On June 24, an en banc panel of the Fourth Circuit Court of Appeals upheld Virginia’s ban on partial birth abortion, overturning the earlier ruling of a three-judge panel striking down the law. Judge J. Harvie Wilkinson wrote a powerful concurrence to that decision, excerpts of which are printed below.
This is a brutal business for which we are asked to provide constitutional protection, and nothing in law or precedent requires that we do so. To explain that belief requires consideration of three time periods: past, present, and future.
It is inconceivable that the founding generation or the drafters of the Fourteenth Amendment thought that their Constitution dealt with the subject of partial birth abortion. The text of the Constitution does not touch on partial birth abortion, much less sanctify it.
There was nothing in the debates leading to the Constitution’s or the Amendment’s ratification that even approached the matter or anything fairly analogous to it. And if historical practice is any guide, our forebears would have been amazed to discover that the Constitution had whisked the issue of partial birth abortion from the legislative branch and through some mysterious process assigned it to the courts.
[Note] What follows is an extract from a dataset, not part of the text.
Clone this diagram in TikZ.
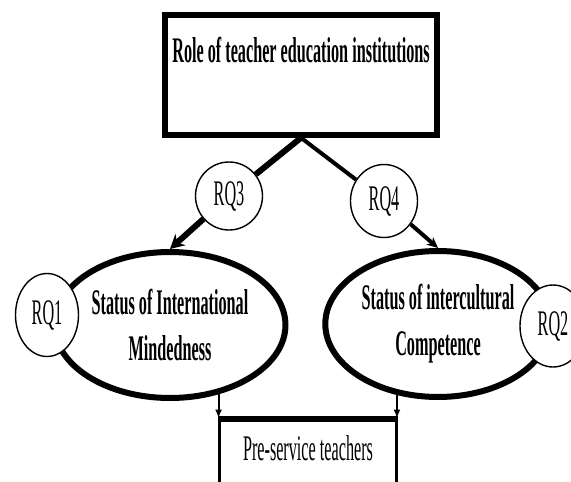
\documentclass[tikz,border=0pt]{standalone}
\usepackage{fontspec}
\newfontfamily\narrowfont[FakeStretch=0.45]{Liberation Serif}
\usetikzlibrary{arrows.meta,shapes.geometric}

\begin{document}
\begin{tikzpicture}[
    x=1pt,y=-1pt,
    font=\narrowfont\fontsize{36}{46}\selectfont,
    box/.style={draw,line width=5.5pt,minimum width=272pt,
      minimum height=120pt,text height=25pt,text depth=51pt,
      font=\narrowfont\fontsize{36}{46}\selectfont\bfseries},
    oval/.style={draw,ellipse,line width=6pt,minimum width=220pt,
      minimum height=146pt,align=center,
      font=\narrowfont\fontsize{36}{46}\selectfont\bfseries},
    rq/.style={draw,ellipse,line width=1.4pt,fill=white,inner sep=0pt,
      minimum width=67pt,minimum height=70pt},
    target/.style={draw,line width=3pt,minimum width=177pt,
      minimum height=76pt,text height=25pt,text depth=21pt},
    bigflow/.style={-{Stealth[length=14pt,width=15pt]},line width=6pt},
    smallflow/.style={-{Stealth[length=11pt,width=10pt]},line width=4pt},
    downflow/.style={-{Latex[length=9pt,width=7pt]},line width=2pt}
  ]
    \useasboundingbox (0,0) rectangle (571,482);
    \fill[white] (0,0) rectangle (571,482);

    \node[box] (role) at (301,75) {Role of teacher education institutions};
    \node[oval] (mind) at (170,325) {Status of International\\Mindedness};
    \node[oval,minimum width=216pt] (comp) at (438,324) {Status of intercultural\\Competence};
    \node[rq,minimum width=63pt,minimum height=83pt] (rq1) at (47,315) {RQ1};
    \node[rq,minimum width=66pt,minimum height=82pt] (rq2) at (553,326) {RQ2};
    \node[rq,minimum height=68pt] (rq3) at (229,196) {RQ3};
    \node[rq,minimum height=73pt] (rq4) at (384,201) {RQ4};
    \node[target] (pre) at (308,458) {Pre-service teachers};
    \draw[line width=6pt] (pre.north west) -- (pre.north east);

    \draw[line width=6pt] (role.south) -- (rq3);
    \draw[line width=4pt] (role.south) -- (rq4);
    \draw[bigflow] (rq3) -- (mind.north);
    \draw[smallflow] (rq4) -- (comp.north);
    \draw[downflow] (mind.-55) -- (mind.-55 |- pre.north);
    \draw[downflow] (comp.-120) -- (comp.-120 |- pre.north);
  \end{tikzpicture}
\end{document}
Indeed, it is unthinkable the Framers meant to put their imprimatur on a singularly controversial method of abortion so unconnected to those struggles that led to the formation of this nation. Nor does protection for this method of abortion find a foothold in the ideals of equality and liberation from bondage that motivated the conflict out of which the Fourteenth Amendment grew. It disrespects our forebears to make such inventions of their intentions and to invoke the greatness of their creation for ending the creation of a life halfway into this world.
Controversy over abortion has raged in the decades since Roe v. Wade, 410 U.S. 113 (1973). In truth, the matter of early-term abortions is a difficult and intractable one. On one hand, the choice of a female to abort a fetus is not only intimate but agonizing. No one wants to see a ban drive young women into unsafe circumstances. I understand the argument too that a momentary lapse in judgment should not be the occasion for severe burdens that may handicap a woman’s education and career throughout life. See Gonzales v. Carhart, 550 U.S. at 171–72 (Ginsburg, J., dissenting).
On the other hand, it is unsettling to tamper with the most sacred of life’s cycles and disquieting for those here on earth to pull the ladder up on those who would join the human company. . . . To invalidate Virginia’s statute on its face solely because it applies in this highly unusual circumstance is to say that courts have the ability not merely to create non-textual rights but to oversee their infinite permutations. To say further that the Virginia legislature cannot act to preserve humane ideals of protecting life not only traduces the views of past generations but denies present generations the opportunity to act upon the best and noblest of impulses.
All civilizations will be measured in the fullness of time. Perhaps fine art, great invention, sustained prosperity, or enhanced longevity mark the quality of civilized life. Perhaps, I say, because there must be something more. How a society treats its most vulnerable members may do more than grandiosity to shape its lasting worth. A partially born child is among the weakest, most helpless beings in our midst and on that account exerts a special claim on our protection. So we can talk at length about facial challenges and as-applied challenges, and “standard D&E” procedures and “intact D&E” procedures, and “anatomical landmarks,” and “disarticulation,” and “fetal demise.” And we can deploy this terminology to disguise what is happening, in the name of our founding document no less.
The future, however, will not be similarly misled. The fact is that we—civilized people—are retreating to the haven of our Constitution to justify dismembering a partly born child and crushing its skull. Surely centuries hence, people will look back on this gruesome practice done in the name of fundamental law by a society of high achievement. And they will shudder. . . . Such treatment of the truly helpless will not stand the test of time. Virginia’s statute invokes the consent of the governed to soften the sting of the impending rebuke.
Our invocation of precepts found nowhere in the Constitution’s text or history will not provide us a comparable defense. Where the people’s will and moral claims on behalf of the powerless are aligned, plying the Constitution to defeat both is a wrong future generations will not overlook. They will understand this inversion of law’s legitimate role in protecting the weak, and they will ask: “What on earth were they thinking? What on earth were they thinking?”